Writing for a 5-4 majority, Justice Neil Gorsuch granted petitioners’ applications for a stay, stopping EPA from enforcing the Plan in the 11 states in which implementation had not already been stayed pending the disposition of the petition for review in the DC Circuit which will likely take a number of months, at a minimum. Those 11 states are California, Illinois, Indiana, Maryland, Michigan, New Jersey, New York, Ohio, Pennsylvania, Virginia, and Wisconsin. According to Justice Gorsuch, the analysis regarding whether a stay should be granted ultimately turns on the question of who is likely to prevail at the end of the litigation, and the Plan “likely runs afoul” of the standards that define when an agency action is arbitrary and capricious.

The decision points to the fact that EPA’s plan rested on the assumption that all 23 upwind states would adopt emissions-reduction tools, and because the Plan no longer applies to all 23 states, EPA “failed to address an important problem the public could and did raise during the comment period.” Accordingly, Justice Gorsuch found “one reason for caution after another,” and granted the petitioners’ applications for a stay, pending the disposition of the petitions for review currently pending in the DC Circuit and any timely petition for writ of certiorari. Justice Amy Coney Barrett, who drafted the dissenting opinion, joined by Justices Sonia Sotomayor, Elena Kagan, and Ketanji Brown Jackson, disagreed with the majority as to the petitioners’ likelihood of success on the merits, writing that in granting the stay, the Court “grants emergency relief in a fact-intensive and highly technical case without engaging with both the relevant law and the voluminous record.”


While the Court’s decision does not strike down the Plan, this stay in implementation means that the more stringent NOx standards contemplated by the Plan will not be imposed on the 11 states for which the Plan has not already been stayed.

In their emergency application for the Court to grant a stay, the state applicants argued that allowing EPA to enforce the Plan during the pendency of the DC Circuit litigation would have required the states to assume significant compliance burdens, including lengthy and expensive permitting processes; costly measures to ensure that sources are satisfying their monitoring, recordkeeping, and reporting obligations; and diversion of resources from other infrastructure projects. Additionally, they argued that it would have undermined electricity-generation capacity and destabilized state power grids. The underlying DC Circuit litigation is in a relatively early stage, and accordingly, the stay imposed by the Court’s decision is likely to be lengthy.

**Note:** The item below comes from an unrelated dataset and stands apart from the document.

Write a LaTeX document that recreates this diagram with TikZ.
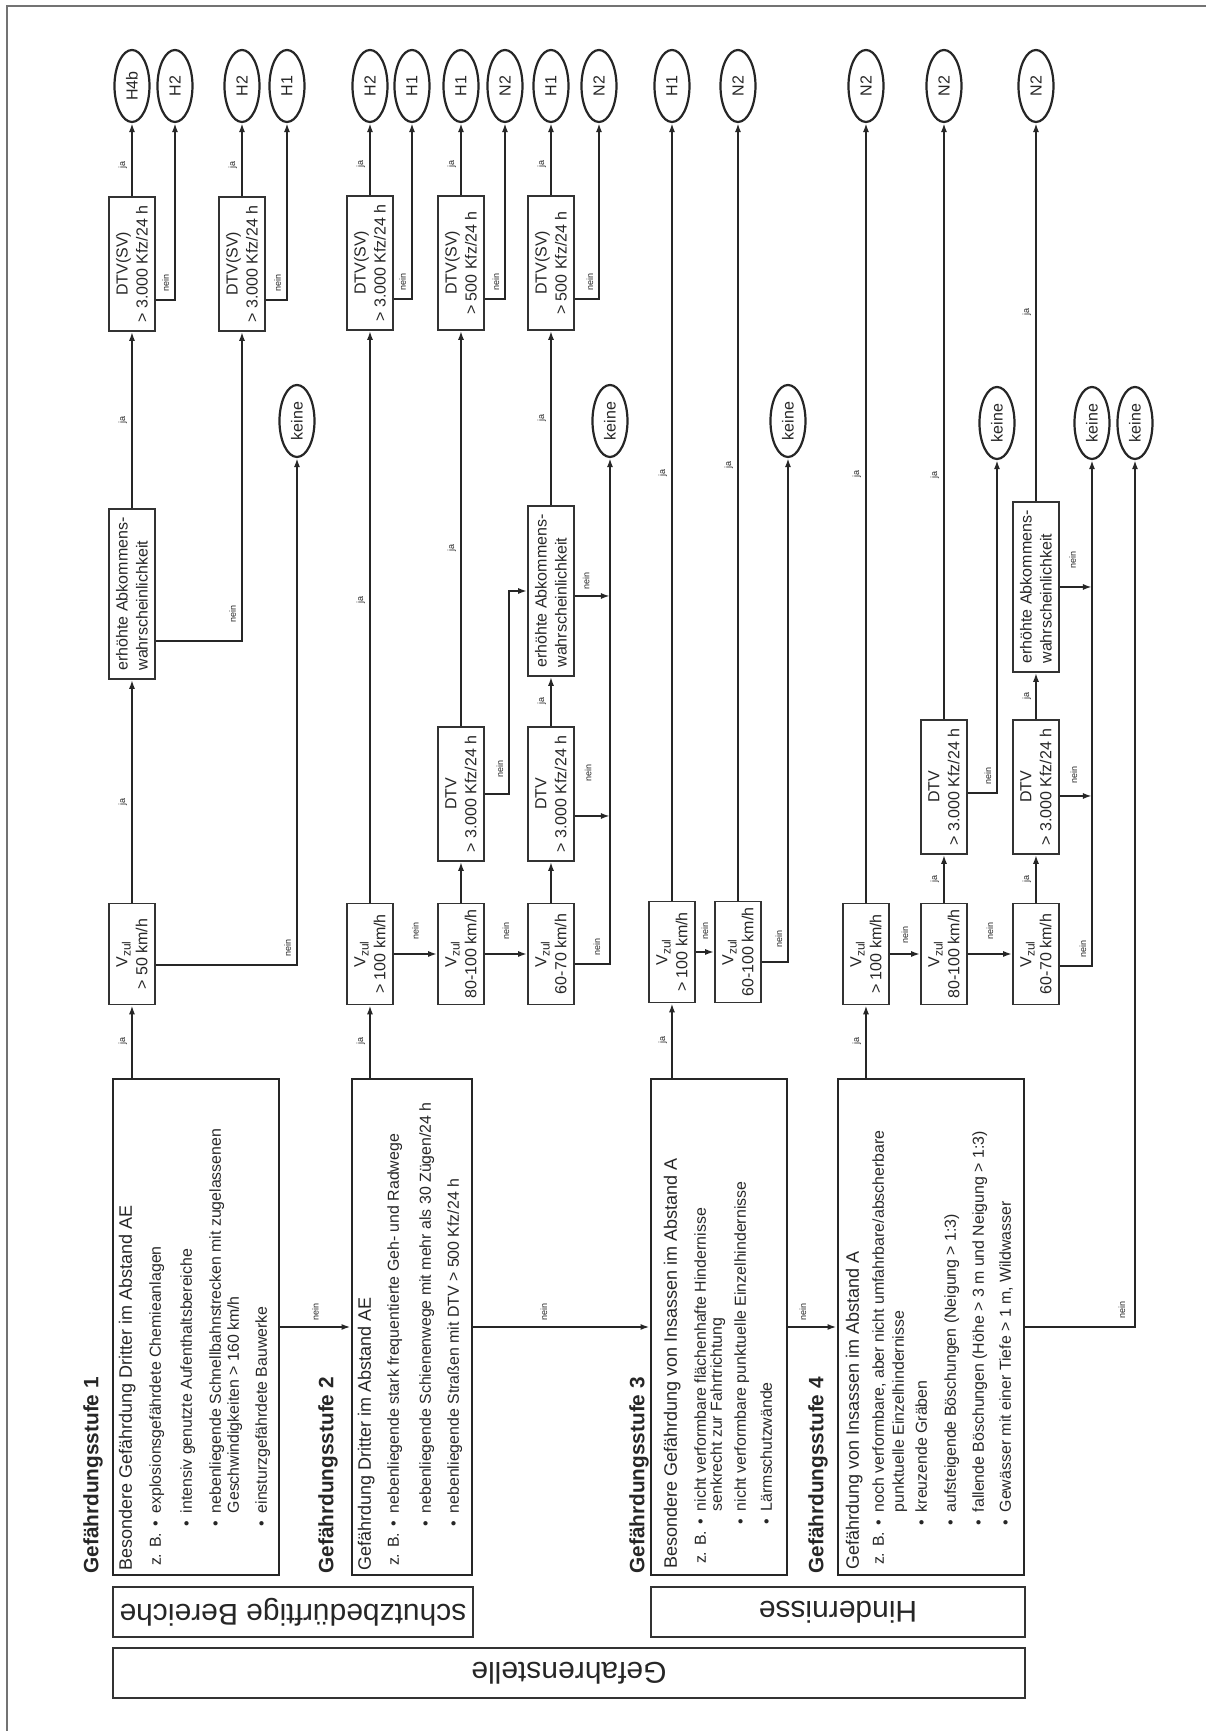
\documentclass[tikz,border=0pt]{standalone}
\usepackage{fontspec}
\setmainfont{Liberation Sans}
\usetikzlibrary{arrows.meta,shapes.geometric}
\begin{document}
\begin{tikzpicture}[x=0.5pt, y=0.5pt, rotate=90, transform shape,
  every node/.style={font=\fontsize{8}{10}\selectfont, text=black!85},
  stagebox/.style={draw=black!85, line width=1.4pt, minimum width=248pt, inner sep=0pt},
  stagetext/.style={anchor=north west, inner sep=0pt, font=\fontsize{7.95}{9.5}\selectfont},
  stagehead/.style={anchor=west, inner sep=0pt, font=\fontsize{10.4}{12}\selectfont\bfseries},
  qbox/.style={draw=black!80, line width=0.8pt, align=center, inner sep=1pt, minimum height=23pt},
  vbox/.style={qbox, minimum width=50.5pt},
  dtvbox/.style={qbox, minimum width=67pt},
  abkbox/.style={qbox, minimum width=85pt, align=left},
  result/.style={ellipse, draw=black!85, line width=1.1pt, minimum width=36pt, minimum height=17.5pt, inner sep=0pt},
  band/.style={draw=black!80, line width=0.9pt, rotate=90, minimum height=25pt, inner sep=0pt, font=\fontsize{15}{18}\selectfont},
  flow/.style={draw=black!85, line width=0.9pt, -{Latex[length=4.5pt,width=3pt]}},
  lbl/.style={font=\fontsize{4.5}{5}\selectfont, inner sep=2pt},
  crn/.style={lbl, pos=0.5, anchor=south west, xshift=2pt, yshift=0.5pt}]

\useasboundingbox (0,0) rectangle (1731,1206);

% page frame
\draw[black!55, line width=0.8pt] (0,1199) -- (1725,1199) -- (1725,0);

% bands
\node[band, minimum width=180pt] (bsb) at (119,913) {schutzbedürftige Bereiche};
\node[band, minimum width=187pt] (bhi) at (119,368) {Hindernisse};
\node[band, minimum width=456pt] (bgs) at (58,637) {Gefahrenstelle};

% stages
\node[stagebox, minimum height=83pt] (s1) at (404,1010) {};
\node[stagebox, minimum height=60pt] (s2) at (404,794) {};
\node[stagebox, minimum height=68pt] (s3) at (404,487) {};
\node[stagebox, minimum height=93pt] (s4) at (404,275) {};
\node[stagehead] (h1) at (157,1113) {Gefährdungsstufe 1};
\node[stagehead] (h2) at (157,878) {Gefährdungsstufe 2};
\node[stagehead] (h3) at (157,567) {Gefährdungsstufe 3};
\node[stagehead] (h4) at (157,388) {Gefährdungsstufe 4};

\node[stagetext, xshift=2.5pt, yshift=-3.35pt] (t1) at (s1.north west) {%
\begin{tabular}{@{}l@{\hspace{3pt}}l@{}}
\multicolumn{2}{@{}l@{}}{\fontsize{9}{10}\selectfont Besondere Gefährdung Dritter im Abstand AE}\\[5pt]
\hspace{2.5pt}z. B. & \textbullet\enspace explosionsgefährdete Chemieanlagen\\[6pt]
 & \textbullet\enspace intensiv genutzte Aufenthaltsbereiche\\[5pt]
 & \textbullet\enspace nebenliegende Schnellbahnstrecken mit zugelassenen\\[-0.5pt]
 & \hphantom{\textbullet\enspace}Geschwindigkeiten > 160 km/h\\[4.5pt]
 & \textbullet\enspace einsturzgefährdete Bauwerke
\end{tabular}};
\node[stagetext, xshift=2.5pt, yshift=-3.35pt] (t2) at (s2.north west) {%
\begin{tabular}{@{}l@{\hspace{3pt}}l@{}}
\multicolumn{2}{@{}l@{}}{\fontsize{9}{10}\selectfont Gefährdung Dritter im Abstand AE}\\[4.5pt]
\hspace{2.5pt}z. B. & \textbullet\enspace nebenliegende stark frequentierte Geh- und Radwege\\[6.5pt]
 & \textbullet\enspace nebenliegende Schienenwege mit mehr als 30 Zügen/24 h\\[4.5pt]
 & \textbullet\enspace nebenliegende Straßen mit DTV > 500 Kfz/24 h
\end{tabular}};
\node[stagetext, xshift=3.5pt, yshift=-6.85pt] (t3) at (s3.north west) {%
\begin{tabular}{@{}l@{\hspace{3pt}}l@{}}
\multicolumn{2}{@{}l@{}}{\fontsize{9}{10}\selectfont Besondere Gefährdung von Insassen im Abstand A}\\[5pt]
\hspace{2.5pt}z. B. & \textbullet\enspace nicht verformbare flächenhafte Hindernisse\\[-1.5pt]
 & \hphantom{\textbullet\enspace}senkrecht zur Fahrtrichtung\\[2.5pt]
 & \textbullet\enspace nicht verformbare punktuelle Einzelhindernisse\\[3.5pt]
 & \textbullet\enspace Lärmschutzwände
\end{tabular}};
\node[stagetext, xshift=3pt, yshift=-4.35pt] (t4) at (s4.north west) {%
\begin{tabular}{@{}l@{\hspace{3pt}}l@{}}
\multicolumn{2}{@{}l@{}}{\fontsize{9}{10}\selectfont Gefährdung von Insassen im Abstand A}\\[3pt]
\hspace{2.5pt}z. B. & \textbullet\enspace noch verformbare, aber nicht umfahrbare/abscherbare\\[0.5pt]
 & \hphantom{\textbullet\enspace}punktuelle Einzelhindernisse\\[2pt]
 & \textbullet\enspace kreuzende Gräben\\[5pt]
 & \textbullet\enspace aufsteigende Böschungen (Neigung > 1:3)\\[4.5pt]
 & \textbullet\enspace fallende Böschungen (Höhe > 3 m und Neigung > 1:3)\\[4pt]
 & \textbullet\enspace Gewässer mit einer Tiefe > 1 m, Wildwasser
\end{tabular}};

\draw[flow] (s1.south) -- (s1.south |- s2.north) node[lbl, midway, right=1pt] {nein};
\draw[flow] (s2.south) -- (s2.south |- s3.north) node[lbl, pos=0.4, right=1pt] {nein};
\draw[flow] (s3.south) -- (s3.south |- s4.north) node[lbl, pos=0.3, right=1pt] {nein};

% stage 1
\node[vbox] (a1) at (777,1074) {V\textsubscript{zul}\\> 50 km/h};
\node[abkbox] (e1) at (1137,1074) {erhöhte Abkommens-\\wahrscheinlichkeit};
\node[dtvbox] (d1a) at (1467,1074) {DTV(SV)\\> 3.000 Kfz/24 h};
\node[dtvbox] (d1b) at (1467,964) {DTV(SV)\\> 3.000 Kfz/24 h};
\node[result] (o1a) at (1645,1074) {H4b};
\node[result] (o1b) at (1645,1031) {H2};
\node[result] (o1c) at (1645,964) {H2};
\node[result] (o1d) at (1645,919) {H1};
\node[result] (k1) at (1310,909) {keine};
\coordinate (a1n) at ([xshift=-5.5pt]a1.south);
\coordinate (e1n) at ([xshift=-23.5pt]e1.south);
\coordinate (d1an) at ([xshift=-18pt]d1a.south);
\coordinate (d1bn) at ([xshift=-18pt]d1b.south);

\draw[flow] (s1.east |- a1.west) -- (a1.west) node[lbl, midway, above] {ja};
\draw[flow] (a1.east) -- (e1.west) node[lbl, pos=0.45, above] {ja};
\draw[flow] (e1.east) -- (d1a.west) node[lbl, midway, above] {ja};
\draw[flow] (d1a.east) -- (o1a.west) node[lbl, pos=0.43, above] {ja};
\draw[flow] (d1an) |- (o1b.west) node[crn] {nein};
\draw[flow] (e1n) |- (d1b.west) node[crn, xshift=5pt] {nein};
\draw[flow] (d1b.east) -- (o1c.west) node[lbl, pos=0.43, above] {ja};
\draw[flow] (d1bn) |- (o1d.west) node[crn] {nein};
\draw[flow] (a1n) |- (k1.west) node[crn] {nein};

% stage 2
\node[vbox] (a2) at (777,836) {V\textsubscript{zul}\\> 100 km/h};
\node[dtvbox] (d2a) at (1468,836) {DTV(SV)\\> 3.000 Kfz/24 h};
\node[result] (o2a) at (1645,836) {H2};
\node[result] (o2b) at (1645,794) {H1};
\node[vbox] (b2) at (777,745) {V\textsubscript{zul}\\80-100 km/h};
\node[dtvbox] (c2) at (937,745) {DTV\\> 3.000 Kfz/24 h};
\node[dtvbox] (d2b) at (1468,745) {DTV(SV)\\> 500 Kfz/24 h};
\node[result] (o2c) at (1645,745) {H1};
\node[result] (o2d) at (1645,701) {N2};
\node[vbox] (f2) at (777,655) {V\textsubscript{zul}\\60-70 km/h};
\node[dtvbox] (g2) at (937,655) {DTV\\> 3.000 Kfz/24 h};
\node[abkbox] (e2) at (1140,655) {erhöhte Abkommens-\\wahrscheinlichkeit};
\node[dtvbox] (d2c) at (1468,655) {DTV(SV)\\> 500 Kfz/24 h};
\node[result] (o2e) at (1645,655) {H1};
\node[result] (o2f) at (1645,607) {N2};
\node[result] (k2) at (1310,596) {keine};
\coordinate (d2an) at ([xshift=-18pt]d2a.south);
\coordinate (d2bn) at ([xshift=-18pt]d2b.south);
\coordinate (d2cn) at ([xshift=-18pt]d2c.south);
\coordinate (f2n) at ([xshift=-5pt]f2.south);
\coordinate (g2n) at ([xshift=-11pt]g2.south);
\coordinate (e2n) at ([xshift=-2.5pt]e2.south);

\draw[flow] (s2.east |- a2.west) -- (a2.west) node[lbl, midway, above] {ja};
\draw[flow] (a2.east) -- (d2a.west) node[lbl, pos=0.53, above] {ja};
\draw[flow] (d2a.east) -- (o2a.west) node[lbl, pos=0.43, above] {ja};
\draw[flow] (d2an) |- (o2b.west) node[crn] {nein};
\draw[flow] (a2.south) -- (b2.north) node[lbl, midway, right=4.75pt] {nein};
\draw[flow] (b2.east) -- (c2.west);
\draw[flow] (c2.east) -- (d2b.west) node[lbl, pos=0.45, above] {ja};
\draw[flow] (d2b.east) -- (o2c.west) node[lbl, pos=0.43, above] {ja};
\draw[flow] (d2bn) |- (o2d.west) node[crn] {nein};
\draw[flow] (c2.south) |- node[crn, xshift=4pt] {nein} ([yshift=9pt]e2.north) -- (e2.north);
\draw[flow] (b2.south) -- (f2.north) node[lbl, midway, right=4.75pt] {nein};
\draw[flow] (f2.east) -- (g2.west);
\draw[flow] (g2.east) -- (e2.west) node[lbl, midway, above] {ja};
\draw[flow] (e2.east) -- (d2c.west) node[lbl, midway, above] {ja};
\draw[flow] (d2c.east) -- (o2e.west) node[lbl, pos=0.43, above] {ja};
\draw[flow] (d2cn) |- (o2f.west) node[crn] {nein};
\draw[flow] (f2n) |- (k2.west) node[crn, yshift=2pt] {nein};
\draw[flow] (g2n) -- (g2n |- k2.west) node[lbl, pos=0.38, right=14.75pt] {nein};
\draw[flow] (e2n) -- (e2n |- k2.west) node[lbl, pos=0.32, right=0.75pt] {nein};

% stage 3
\node[vbox] (a3) at (779,534) {V\textsubscript{zul}\\> 100 km/h};
\node[result] (o3a) at (1645,534) {H1};
\node[vbox] (b3) at (779,468) {V\textsubscript{zul}\\60-100 km/h};
\node[result] (o3b) at (1645,468) {N2};
\node[result] (k3) at (1310,418) {keine};
\coordinate (b3n) at ([xshift=-5pt]b3.south);

\draw[flow] (s3.east |- a3.west) -- (a3.west) node[lbl, midway, above] {ja};
\draw[flow] (a3.east) -- (o3a.west) node[lbl, pos=0.55, above] {ja};
\draw[flow] (a3.south) -- (b3.north) node[lbl, midway, right=3.75pt] {nein};
\draw[flow] (b3.east) -- (o3b.west) node[lbl, pos=0.56, above] {ja};
\draw[flow] (b3n) |- (k3.west) node[crn, xshift=3pt] {nein};

% stage 4
\node[vbox] (a4) at (777,340) {V\textsubscript{zul}\\> 100 km/h};
\node[result] (o4a) at (1645,340) {N2};
\node[vbox] (b4) at (777,262) {V\textsubscript{zul}\\80-100 km/h};
\node[dtvbox] (c4) at (944,262) {DTV\\> 3.000 Kfz/24 h};
\node[result] (o4b) at (1645,262) {N2};
\node[vbox] (f4) at (777,170) {V\textsubscript{zul}\\60-70 km/h};
\node[dtvbox] (g4) at (944,170) {DTV\\> 3.000 Kfz/24 h};
\node[abkbox] (e4) at (1144,170) {erhöhte Abkommens-\\wahrscheinlichkeit};
\node[result] (o4c) at (1645,170) {N2};
\node[result] (k4a) at (1308,209) {keine};
\node[result] (k4b) at (1308,114) {keine};
\node[result] (k4c) at (1308,71) {keine};
\coordinate (c4n) at ([xshift=-3pt]c4.south);
\coordinate (f4n) at ([xshift=-6pt]f4.south);
\coordinate (g4n) at ([xshift=-4.5pt]g4.south);

\draw[flow] (s4.east |- a4.west) -- (a4.west) node[lbl, midway, above] {ja};
\draw[flow] (a4.east) -- (o4a.west) node[lbl, pos=0.55, above] {ja};
\draw[flow] (a4.south) -- (b4.north) node[lbl, midway, right=2.75pt] {nein};
\draw[flow] (b4.east) -- (c4.west) node[lbl, midway, above] {ja};
\draw[flow] (c4.east) -- (o4b.west) node[lbl, pos=0.41, above] {ja};
\draw[flow] (c4n) |- (k4a.west) node[crn] {nein};
\draw[flow] (b4.south) -- (f4.north) node[lbl, midway, right=4.75pt] {nein};
\draw[flow] (f4.east) -- (g4.west) node[lbl, midway, above] {ja};
\draw[flow] (g4.east) -- (e4.west) node[lbl, midway, above] {ja};
\draw[flow] (e4.east) -- (o4c.west) node[lbl, midway, above] {ja};
\draw[flow] (g4n) -- (g4n |- k4b.west) node[lbl, pos=0.44, right=3.75pt] {nein};
\draw[flow] (f4n) |- (k4b.west) node[crn] {nein};
\draw[flow] (e4.south) -- (e4.south |- k4b.west) node[lbl, pos=0.4, right=6.75pt] {nein};
\draw[flow] (s4.south) |- (k4c.west) node[crn, yshift=2pt] {nein};

\end{tikzpicture}
\end{document}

The majority also took a more favorable view than the dissent toward staying a major environmental rule pending review in a couple of ways. First, it expressed less concern with the prospect of staying a rule based on an agency’s lack of reasoned explanation, whereas the dissent would have applied a higher burden for prevailing on that type of argument when considering a stay. Second, the majority took a more permissive view of key procedural issues under the Clean Air Act, concluding that petitioners’ comments had been close enough to preserve their issue for legal challenge and that they had no obligation to raise the issue first through an administrative petition for reconsideration. Taken together, those holdings may make litigants more likely to pursue preliminary relief in environmental cases, particularly those under the Clean Air Act.